When Should You Exit a Bad Mutual Fund?
Exit Signals
| Situation | Action |
|---|---|
| Consistent underperformance | Exit |
| Strategy deviation | Exit |
| High cost vs peers | Switch |
Should You Switch Immediately?
Decision Guide
| Scenario | Action |
|---|---|
| Temporary underperformance | Wait |
| Structural issues | Exit |
| Market downturn | Continue SIP |
SIP Investors: What Should You Do?
SIP Strategy
| Situation | Action |
|---|---|
| Fund underperforming | Stop SIP |
| Better alternative available | Switch |
| Market fall | Continue SIP |
To understand long-term discipline, refer to can SIP make you crorepati real numbers time and strategy.

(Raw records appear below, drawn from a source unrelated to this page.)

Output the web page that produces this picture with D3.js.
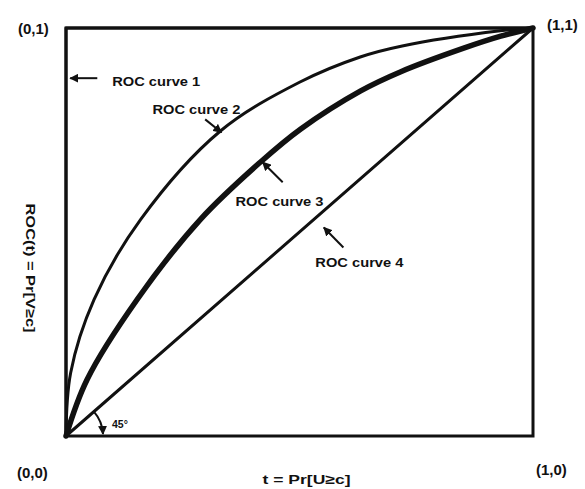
<!DOCTYPE html>
<html>
<head>
<meta charset="utf-8">
<script src="https://cdn.jsdelivr.net/npm/d3@7"></script>
<style>
  body { margin: 0; background: #fff; }
  svg text { font-family: "Liberation Sans", Arial, sans-serif; font-weight: bold; fill: #111; }
</style>
</head>
<body>
<div id="chart"></div>
<script>
// ROC curves (false positive rate t, true positive rate ROC(t))
const curve1X = [0, 0, 1];
const curve1Y = [0, 1, 1];
const curve2X = [0, 0.01, 0.06, 0.16, 0.33, 0.50, 0.63, 0.72, 0.93, 1];
const curve2Y = [0, 0.155, 0.334, 0.531, 0.747, 0.867, 0.929, 0.956, 0.993, 1];
const curve3X = [0, 0.045, 0.152, 0.288, 0.416, 0.502, 0.631, 0.717, 0.85, 0.931, 1];
const curve3Y = [0, 0.138, 0.334, 0.531, 0.671, 0.752, 0.846, 0.893, 0.950, 0.980, 1];
const curve4X = [0, 1];
const curve4Y = [0, 1];

const curveLabels = ['ROC curve 1', 'ROC curve 2', 'ROC curve 3', 'ROC curve 4'];
const labelX = [0.099, 0.185, 0.363, 0.534];
const labelY = [0.857, 0.789, 0.563, 0.413];
const arrowFromX = [0.067, 0.298, 0.464, 0.594];
const arrowFromY = [0.877, 0.776, 0.622, 0.462];
const arrowToX = [0.009, 0.333, 0.421, 0.552];
const arrowToY = [0.877, 0.744, 0.671, 0.511];

const cornerLabels = ['(0,1)', '(1,1)', '(0,0)', '(1,0)'];
const xTitle = 't = Pr[U\u2265c]';
const yTitle = 'ROC(t) = Pr[V\u2265c]';

const width = 585, height = 489;
const margin = {top: 28, right: 52, bottom: 53, left: 66};
const w = width - margin.left - margin.right;
const h = height - margin.top - margin.bottom;

const x = d3.scaleLinear().domain([0, 1]).range([0, w]);
const y = d3.scaleLinear().domain([0, 1]).range([h, 0]);

const svg = d3.select('#chart').append('svg')
  .attr('width', width)
  .attr('height', height);

svg.append('defs').append('marker')
  .attr('id', 'head')
  .attr('viewBox', '0 0 10 10')
  .attr('refX', 9).attr('refY', 5)
  .attr('markerWidth', 4.5).attr('markerHeight', 4.5)
  .attr('orient', 'auto')
  .append('path')
  .attr('d', 'M0,0 L10,5 L0,10 z')
  .attr('fill', '#111');

const g = svg.append('g')
  .attr('transform', `translate(${margin.left},${margin.top})`);

// frame
g.append('rect')
  .attr('x', 0).attr('y', 0)
  .attr('width', w).attr('height', h)
  .attr('fill', 'none')
  .attr('stroke', '#111')
  .attr('stroke-width', 3);

const zip = (xs, ys) => xs.map((d, i) => [d, ys[i]]);
const line = d3.line()
  .x(d => x(d[0]))
  .y(d => y(d[1]));
const smooth = d3.line()
  .x(d => x(d[0]))
  .y(d => y(d[1]))
  .curve(d3.curveCatmullRom.alpha(0.5));

const curves = [
  {pts: zip(curve1X, curve1Y), gen: line, sw: 3},
  {pts: zip(curve2X, curve2Y), gen: smooth, sw: 3},
  {pts: zip(curve3X, curve3Y), gen: smooth, sw: 5.5},
  {pts: zip(curve4X, curve4Y), gen: line, sw: 3}
];

curves.forEach(c => {
  g.append('path')
    .datum(c.pts)
    .attr('d', c.gen)
    .attr('fill', 'none')
    .attr('stroke', '#111')
    .attr('stroke-width', c.sw)
    .attr('stroke-linejoin', 'round')
    .attr('stroke-linecap', 'round');
});

// labels + arrows
curveLabels.forEach((lab, i) => {
  g.append('text')
    .attr('x', x(labelX[i]))
    .attr('y', y(labelY[i]))
    .attr('font-size', 13.5)
    .attr('textLength', 88)
    .attr('lengthAdjust', 'spacingAndGlyphs')
    .text(lab);
  g.append('line')
    .attr('x1', x(arrowFromX[i])).attr('y1', y(arrowFromY[i]))
    .attr('x2', x(arrowToX[i])).attr('y2', y(arrowToY[i]))
    .attr('stroke', '#111')
    .attr('stroke-width', 2)
    .attr('marker-end', 'url(#head)');
});

// 45 degree arc
const ang = Math.atan2(h, w);
const r = 37;
g.append('path')
  .attr('d', `M${r * Math.cos(ang)},${h - r * Math.sin(ang)} A${r},${r} 0 0 1 ${r},${h - 2}`)
  .attr('fill', 'none')
  .attr('stroke', '#111')
  .attr('stroke-width', 2)
  .attr('marker-end', 'url(#head)');
g.append('text')
  .attr('x', r + 9).attr('y', h - 8)
  .attr('font-size', 10.5)
  .text('45\u00b0');

// corner labels
const corners = [[0, 1], [1, 1], [0, 0], [1, 0]];
const cornerPos = [[-48, 6], [14, 2], [-49, 42], [3, 39]];
corners.forEach((c, i) => {
  g.append('text')
    .attr('x', x(c[0]) + cornerPos[i][0])
    .attr('y', y(c[1]) + cornerPos[i][1])
    .attr('font-size', 15)
    .text(cornerLabels[i]);
});

// axis titles
g.append('text')
  .attr('x', w / 2 + 7)
  .attr('y', h + 48)
  .attr('text-anchor', 'middle')
  .attr('font-size', 13.5)
  .attr('textLength', 88)
  .attr('lengthAdjust', 'spacingAndGlyphs')
  .text(xTitle);

g.append('text')
  .attr('transform', `translate(${-40},${h / 2 + 36}) rotate(90)`)
  .attr('text-anchor', 'middle')
  .attr('font-size', 13.5)
  .attr('textLength', 129)
  .attr('lengthAdjust', 'spacingAndGlyphs')
  .text(yTitle);
</script>
</body>
</html>
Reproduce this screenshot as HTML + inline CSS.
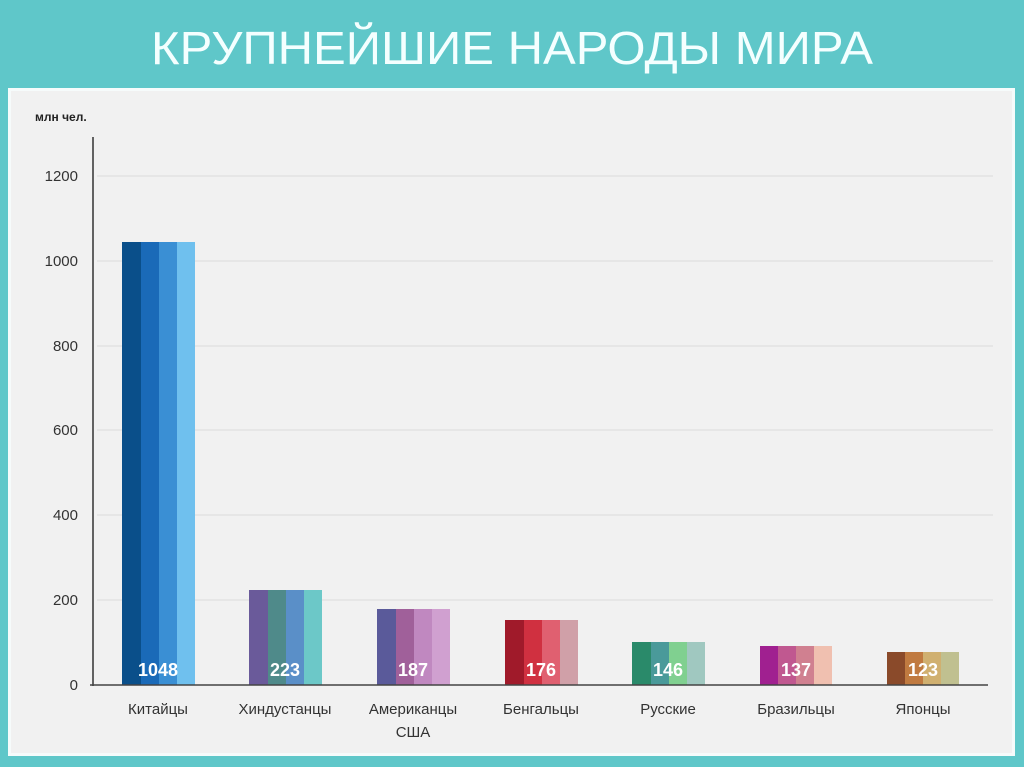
<!DOCTYPE html>
<html><head><meta charset="utf-8"><style>
body{margin:0;width:1024px;height:767px;background:#5ec8c8;overflow:hidden;font-family:"Liberation Sans",sans-serif;}
</style></head><body>
<svg width="1024" height="767" xmlns="http://www.w3.org/2000/svg" style="position:absolute;left:0;top:0">
<rect x="0" y="0" width="1024" height="767" fill="#5fc7c9"/>
<rect x="8" y="88" width="1007" height="668" fill="#f6fbfb"/>
<rect x="11" y="91" width="1001" height="662" fill="#f1f1f1"/>
<text x="512" y="64" text-anchor="middle" font-size="46" fill="#f4ffff" font-family="Liberation Sans Narrow, Liberation Sans, sans-serif" textLength="722" lengthAdjust="spacingAndGlyphs">КРУПНЕЙШИЕ  НАРОДЫ  МИРА</text>
<text x="35" y="121" font-size="12" font-weight="bold" fill="#222">млн чел.</text>
<g stroke="#e2e2e2" stroke-width="1.5">
<line x1="97" y1="176" x2="993" y2="176"/><line x1="97" y1="261" x2="993" y2="261"/>
<line x1="97" y1="346" x2="993" y2="346"/><line x1="97" y1="430" x2="993" y2="430"/>
<line x1="97" y1="515" x2="993" y2="515"/><line x1="97" y1="600" x2="993" y2="600"/>
</g>
<g font-size="15" fill="#333" text-anchor="end">
<text x="78" y="181">1200</text><text x="78" y="266">1000</text><text x="78" y="351">800</text>
<text x="78" y="435">600</text><text x="78" y="520">400</text><text x="78" y="605">200</text><text x="78" y="690">0</text>
</g>
<line x1="93" y1="137" x2="93" y2="686" stroke="#333" stroke-width="1.5"/>
<g id="bars">
<g><rect x="122" y="242" width="19" height="443" fill="#0a4f8a"/><rect x="141" y="242" width="18" height="443" fill="#1a6ab8"/><rect x="159" y="242" width="18" height="443" fill="#3a8fd4"/><rect x="177" y="242" width="18" height="443" fill="#6fc0ee"/></g>
<g><rect x="249" y="590" width="19" height="95" fill="#6a5a9a"/><rect x="268" y="590" width="18" height="95" fill="#4f8a8a"/><rect x="286" y="590" width="18" height="95" fill="#5a8fc8"/><rect x="304" y="590" width="18" height="95" fill="#6cc8c8"/></g>
<g><rect x="377" y="609" width="19" height="76" fill="#5a5a9a"/><rect x="396" y="609" width="18" height="76" fill="#a0609a"/><rect x="414" y="609" width="18" height="76" fill="#c088c0"/><rect x="432" y="609" width="18" height="76" fill="#d0a0d0"/></g>
<g><rect x="505" y="620" width="19" height="65" fill="#a01a2a"/><rect x="524" y="620" width="18" height="65" fill="#d03040"/><rect x="542" y="620" width="18" height="65" fill="#e06070"/><rect x="560" y="620" width="18" height="65" fill="#d0a0a8"/></g>
<g><rect x="632" y="642" width="19" height="43" fill="#2a8a6a"/><rect x="651" y="642" width="18" height="43" fill="#4a9a9a"/><rect x="669" y="642" width="18" height="43" fill="#80d090"/><rect x="687" y="642" width="18" height="43" fill="#a0c8c0"/></g>
<g><rect x="760" y="646" width="18" height="39" fill="#a02090"/><rect x="778" y="646" width="18" height="39" fill="#c05890"/><rect x="796" y="646" width="18" height="39" fill="#d08090"/><rect x="814" y="646" width="18" height="39" fill="#f0c0b0"/></g>
<g><rect x="887" y="652" width="18" height="33" fill="#8a4a2a"/><rect x="905" y="652" width="18" height="33" fill="#c07a40"/><rect x="923" y="652" width="18" height="33" fill="#d0b070"/><rect x="941" y="652" width="18" height="33" fill="#c0c090"/></g>
</g>
<g font-size="18" font-weight="bold" fill="#fff" text-anchor="middle">
<text x="158" y="676">1048</text><text x="285" y="676">223</text><text x="413" y="676">187</text>
<text x="541" y="676">176</text><text x="668" y="676">146</text><text x="796" y="676">137</text><text x="923" y="676">123</text>
</g>
<line x1="90" y1="685" x2="988" y2="685" stroke="#444" stroke-width="1.5"/>
<g font-size="15" fill="#333" text-anchor="middle">
<text x="158" y="714">Китайцы</text><text x="285" y="714">Хиндустанцы</text><text x="413" y="714">Американцы</text>
<text x="413" y="737">США</text><text x="541" y="714">Бенгальцы</text><text x="668" y="714">Русские</text>
<text x="796" y="714">Бразильцы</text><text x="923" y="714">Японцы</text>
</g>
</svg>
</body></html>
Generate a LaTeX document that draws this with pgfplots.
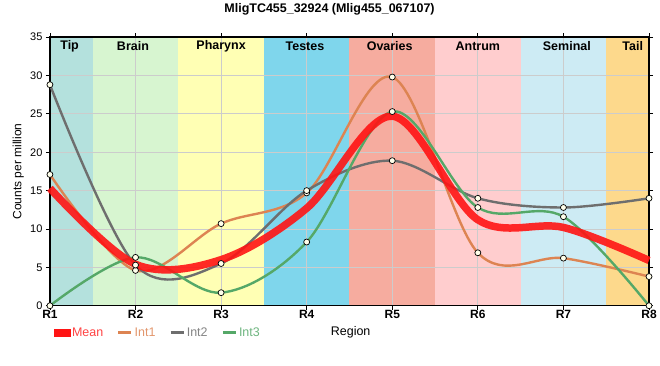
\documentclass[border=0pt]{standalone}
\usepackage{pgfplots}
\usepackage{pgfplotstable}
\pgfplotsset{compat=1.18}
\usepackage{fontspec}
\setmainfont{Liberation Sans}
\definecolor{tipc}{RGB}{180,225,221}
\definecolor{brainc}{RGB}{215,245,208}
\definecolor{pharc}{RGB}{255,255,180}
\definecolor{testc}{RGB}{127,214,236}
\definecolor{ovac}{RGB}{246,172,159}
\definecolor{antc}{RGB}{255,205,206}
\definecolor{semc}{RGB}{205,235,244}
\definecolor{tailc}{RGB}{253,217,140}
\definecolor{colA}{RGB}{221,132,82}
\definecolor{colB}{RGB}{110,110,110}
\definecolor{colC}{RGB}{85,168,104}
\definecolor{colM}{RGB}{255,20,20}
\definecolor{mfill}{RGB}{255,255,235}
\pgfplotstableread{
x int1 int2 int3 mean
1 17.1 28.8 0.0 15.3
2 4.6 5.3 6.3 5.4
3 10.7 5.5 1.7 6.0
4 14.7 15.0 8.3 12.7
5 29.8 18.9 25.3 24.7
6 6.9 14.0 12.8 11.2
7 6.2 12.8 11.6 10.2
8 3.8 14.0 0.0 5.9
}\data
\begin{document}
\begin{tikzpicture}
\begin{axis}[
  at={(0pt,0pt)}, anchor=south west, scale only axis, width=600pt, height=269pt,
  set layers, clip=false,
  xmin=1, xmax=8, ymin=0, ymax=35,
  xtick={1,...,8}, xticklabels={R1,R2,R3,R4,R5,R6,R7,R8},
  ytick={0,5,...,35},
  grid=major, grid style={draw=black!20, line width=0.8pt},
  axis line style={line width=1.5pt},
  tick align=outside, major tick length=4pt, tick style={black, line width=0.8pt},
  /pgf/number format/assume math mode=true,
  xticklabel style={font=\bfseries\fontsize{12}{14}\selectfont, yshift=3pt},
  yticklabel style={font=\fontsize{11}{13}\selectfont},
  title={MligTC455\_32924 (Mlig455\_067107)},
  title style={at={(axis description cs:0.4667,1)}, anchor=center, yshift=22pt, font=\bfseries\fontsize{12.5}{14}\selectfont},
  ylabel={Counts per million},
  ylabel style={at={(axis description cs:-0.053,0.5)}, anchor=center, font=\fontsize{12}{14}\selectfont},
  xlabel={Region},
  xlabel style={at={(axis description cs:0.502,-0.1)}, anchor=center, font=\fontsize{12.5}{14}\selectfont},
  legend columns=-1,
  legend style={at={(axis description cs:0.006,-0.1)}, anchor=west, draw=none, fill=none, inner sep=0pt,
    font=\fontsize{12.5}{14}\selectfont, /tikz/every even column/.append style={column sep=12pt}},
  legend cell align=left,
]
\addplot[fill=tipc, draw=none, on layer=axis background, forget plot] coordinates {(1,35) (1.5,35)} \closedcycle;
\addplot[fill=brainc, draw=none, on layer=axis background, forget plot] coordinates {(1.5,35) (2.5,35)} \closedcycle;
\addplot[fill=pharc, draw=none, on layer=axis background, forget plot] coordinates {(2.5,35) (3.5,35)} \closedcycle;
\addplot[fill=testc, draw=none, on layer=axis background, forget plot] coordinates {(3.5,35) (4.5,35)} \closedcycle;
\addplot[fill=ovac, draw=none, on layer=axis background, forget plot] coordinates {(4.5,35) (5.5,35)} \closedcycle;
\addplot[fill=antc, draw=none, on layer=axis background, forget plot] coordinates {(5.5,35) (6.5,35)} \closedcycle;
\addplot[fill=semc, draw=none, on layer=axis background, forget plot] coordinates {(6.5,35) (7.5,35)} \closedcycle;
\addplot[fill=tailc, draw=none, on layer=axis background, forget plot] coordinates {(7.5,35) (8,35)} \closedcycle;

\addplot[colA, line width=2.4pt, smooth, tension=0.55, forget plot] table[x=x,y=int1]{\data};
\addplot[colB, line width=2.4pt, smooth, tension=0.55, forget plot] table[x=x,y=int2]{\data};
\addplot[colC, line width=2.4pt, smooth, tension=0.55, forget plot] table[x=x,y=int3]{\data};
\addplot[colM, line width=7.5pt, opacity=0.9, smooth, tension=0.55, forget plot] table[x=x,y=mean]{\data};

\addplot[only marks, mark=*, mark size=3pt, mark options={fill=mfill, draw=black, line width=0.7pt}, forget plot] table[x=x,y=int1]{\data};
\addplot[only marks, mark=*, mark size=3pt, mark options={fill=mfill, draw=black, line width=0.7pt}, forget plot] table[x=x,y=int2]{\data};
\addplot[only marks, mark=*, mark size=3pt, mark options={fill=mfill, draw=black, line width=0.7pt}, forget plot] table[x=x,y=int3]{\data};

\addlegendimage{legend image code/.code={\fill[colM] (0pt,-3.5pt) rectangle (16pt,3.5pt);}}
\addlegendentry{\textcolor{colM!80!white}{Mean}}
\addlegendimage{legend image code/.code={\draw[colA, line width=2.4pt] (0pt,0pt) -- (13pt,0pt);}}
\addlegendentry{\textcolor{colA!85!white}{Int1}}
\addlegendimage{legend image code/.code={\draw[colB, line width=2.4pt] (0pt,0pt) -- (13pt,0pt);}}
\addlegendentry{\textcolor{colB!85!white}{Int2}}
\addlegendimage{legend image code/.code={\draw[colC, line width=2.4pt] (0pt,0pt) -- (13pt,0pt);}}
\addlegendentry{\textcolor{colC!85!white}{Int3}}

\tikzset{bandlab/.style={font=\bfseries\fontsize{12.5}{14}\selectfont, yshift=-9pt}}
\node[bandlab] at (axis cs:1.23,35) {Tip};
\node[bandlab] at (axis cs:1.97,35) {Brain};
\node[bandlab] at (axis cs:3,35) {Pharynx};
\node[bandlab] at (axis cs:3.98,35) {Testes};
\node[bandlab] at (axis cs:4.97,35) {Ovaries};
\node[bandlab] at (axis cs:6.0,35) {Antrum};
\node[bandlab] at (axis cs:7.04,35) {Seminal};
\node[bandlab] at (axis cs:7.81,35) {Tail};
\end{axis}
\path (-50pt,-60pt) rectangle (610pt,300pt);
\end{tikzpicture}
\end{document}
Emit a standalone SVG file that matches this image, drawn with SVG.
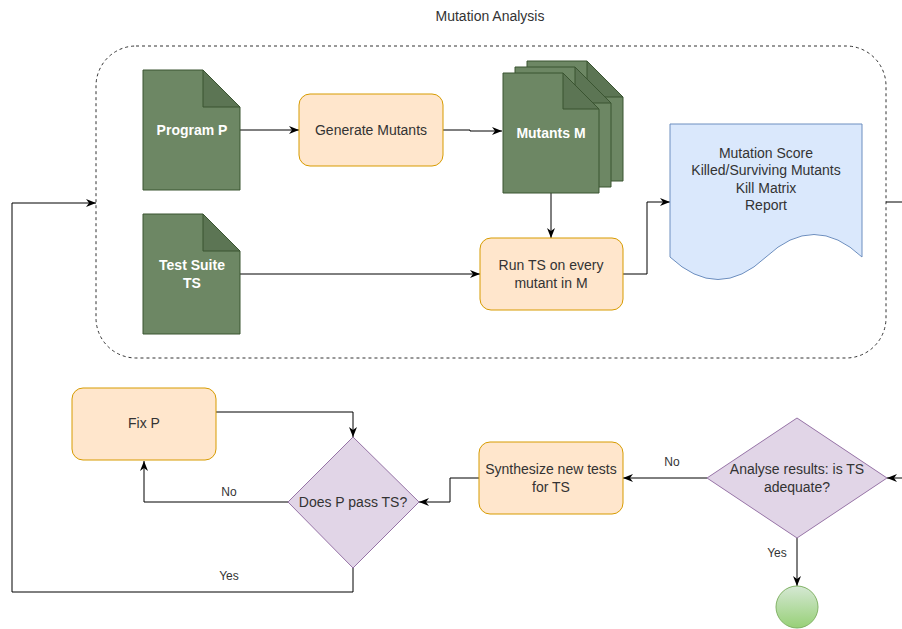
<svg xmlns="http://www.w3.org/2000/svg" width="902" height="629" viewBox="0 0 902 629">
  <style>
    text { font-family: "Liberation Sans", Arial, Helvetica, sans-serif; font-size: 14px; fill: #333333; text-anchor: middle; }
    .doc { fill: #6d8764; stroke: #3a5431; stroke-width: 1; }
    .fold { fill: #5c7554; stroke: #3a5431; stroke-width: 1; }
    .doctext { fill: #ffffff; font-weight: bold; }
    .proc { fill: #ffe6cc; stroke: #d79b00; stroke-width: 1; }
    .dec { fill: #e1d5e7; stroke: #9673a6; stroke-width: 1; }
    .report { fill: #dae8fc; stroke: #6c8ebf; stroke-width: 1; }
    .edge { fill: none; stroke: #000000; stroke-width: 1; }
    .lbl { font-size: 12px; }
  </style>
  <defs>
    <marker id="arrow" viewBox="0 0 10 10" refX="10" refY="5" markerWidth="10" markerHeight="10" markerUnits="userSpaceOnUse" orient="auto">
      <path d="M0,1 L10,5 L0,9 L3,5 Z" fill="#000000"/>
    </marker>
    <linearGradient id="endGrad" x1="0" y1="0" x2="0" y2="1">
      <stop offset="0" stop-color="#d5e8d4"/>
      <stop offset="1" stop-color="#97d077"/>
    </linearGradient>
  </defs>

  <rect width="902" height="629" fill="#ffffff"/>

  <text x="490" y="21">Mutation Analysis</text>

  <!-- dashed container -->
  <g id="container">
    <rect x="96" y="46" width="790" height="312" rx="40" ry="40" fill="none" stroke="#333333" stroke-width="1" stroke-dasharray="3 3"/>
  </g>

  <!-- connectors -->
  <g id="connectors">
    <path class="edge" d="M240,130 H299" marker-end="url(#arrow)"/>
    <path class="edge" d="M443,130 H470 V131 H502" marker-end="url(#arrow)"/>
    <path class="edge" d="M551,193 V238" marker-end="url(#arrow)"/>
    <path class="edge" d="M240,274 H480" marker-end="url(#arrow)"/>
    <path class="edge" d="M623,274 H647 V202 H670" marker-end="url(#arrow)"/>
    <path class="edge" d="M886,202 H912 V478 H887" marker-end="url(#arrow)"/>
    <path class="edge" d="M707,478 H623" marker-end="url(#arrow)"/>
    <path class="edge" d="M797,538 V586" marker-end="url(#arrow)"/>
    <path class="edge" d="M479,478 H450 V502 H419" marker-end="url(#arrow)"/>
    <path class="edge" d="M288,502 H144 V461" marker-end="url(#arrow)"/>
    <path class="edge" d="M216,412 H353 V437" marker-end="url(#arrow)"/>
    <path class="edge" d="M353,568 V592 H12 V203 H96" marker-end="url(#arrow)"/>
    <text class="lbl" x="672" y="466">No</text>
    <text class="lbl" x="777" y="557">Yes</text>
    <text class="lbl" x="229" y="496">No</text>
    <text class="lbl" x="229" y="580">Yes</text>
  </g>

  <g id="programP">
    <path class="doc" d="M143,70 H203 L240,107 V190 H143 Z"/>
    <path class="fold" d="M203,70 V107 H240 Z"/>
    <text class="doctext" x="192" y="135">Program P</text>
  </g>

  <g id="generateMutants">
    <rect class="proc" x="299" y="94" width="144" height="72" rx="11" ry="11"/>
    <text x="371" y="135">Generate Mutants</text>
  </g>

  <g id="mutantsM">
    <path class="doc" d="M527,61 H587 L623,97 V181 H527 Z"/>
    <path class="fold" d="M587,61 V97 H623 Z"/>
    <path class="doc" d="M515,67 H575 L611,103 V187 H515 Z"/>
    <path class="fold" d="M575,67 V103 H611 Z"/>
    <path class="doc" d="M503,73 H563 L599,109 V193 H503 Z"/>
    <path class="fold" d="M563,73 V109 H599 Z"/>
    <text class="doctext" x="551" y="138">Mutants M</text>
  </g>

  <g id="testSuite">
    <path class="doc" d="M143,214 H203 L240,251 V334 H143 Z"/>
    <path class="fold" d="M203,214 V251 H240 Z"/>
    <text class="doctext" x="192" y="270">Test Suite</text>
    <text class="doctext" x="192" y="288">TS</text>
  </g>

  <g id="runTS">
    <rect class="proc" x="480" y="238" width="143" height="72" rx="11" ry="11"/>
    <text x="551" y="270">Run TS on every</text>
    <text x="551" y="288">mutant in M</text>
  </g>

  <g id="report">
    <path class="report" d="M670,124 H862 V257 Q814,212 766,257 Q718,302 670,257 Z"/>
    <text x="766" y="158">Mutation Score</text>
    <text x="766" y="175">Killed/Surviving Mutants</text>
    <text x="766" y="193">Kill Matrix</text>
    <text x="766" y="210">Report</text>
  </g>

  <g id="analyse">
    <path class="dec" d="M797,418 L887,478 L797,538 L707,478 Z"/>
    <text x="797" y="474">Analyse results: is TS</text>
    <text x="797" y="492">adequate?</text>
  </g>

  <g id="endState">
    <circle cx="797" cy="607" r="21" fill="url(#endGrad)" stroke="#82b366" stroke-width="1"/>
  </g>

  <g id="synthesize">
    <rect class="proc" x="479" y="442" width="144" height="72" rx="11" ry="11"/>
    <text x="551" y="474">Synthesize new tests</text>
    <text x="551" y="492">for TS</text>
  </g>

  <g id="passTS">
    <path class="dec" d="M353,437 L419,502 L353,568 L288,502 Z"/>
    <text x="353" y="507">Does P pass TS?</text>
  </g>

  <g id="fixP">
    <rect class="proc" x="72" y="388" width="144" height="72" rx="11" ry="11"/>
    <text x="144" y="428">Fix P</text>
  </g>
</svg>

Simple 3-Step Rule to Identify a Bad Fund
Quick Filter
- Is it underperforming for 3+ years?
- Is the expense ratio higher than peers?
- Is the strategy inconsistent?
Insight
If the answer is Yes to 2 or more, consider exiting.
Decision Snapshot
Quick Checklist
| Question | Yes/No |
|---|---|
| Underperforming consistently? | |
| High expense ratio? | |
| Strategy unclear? |
Frequently Asked Questions (FAQs)
How do I identify a bad mutual fund?
Check for consistent underperformance, high costs, unstable management, and poor risk-adjusted returns.
Should I exit immediately?
Only if underperformance is consistent and structural issues exist.
Can a bad fund recover?
Sometimes, but relying on recovery without analysis is risky.
How often should I review funds?
Every 6–12 months is ideal.
Final Verdict
A good mutual fund helps you build wealth.
A bad mutual fund:
- Reduces your returns
- Increases your risk
- Delays your goals
Final Thought
Successful investing is not about finding the perfect fund.
It is about:
Avoiding bad funds consistently and staying disciplined.
If you master this:
Your long-term returns will improve significantly.
Disclaimer
This content is for educational purposes only and does not constitute investment advice.
Mutual fund investments are subject to market risks. Investors should read all scheme-related documents carefully before investing and consider their financial goals, risk tolerance, and investment horizon.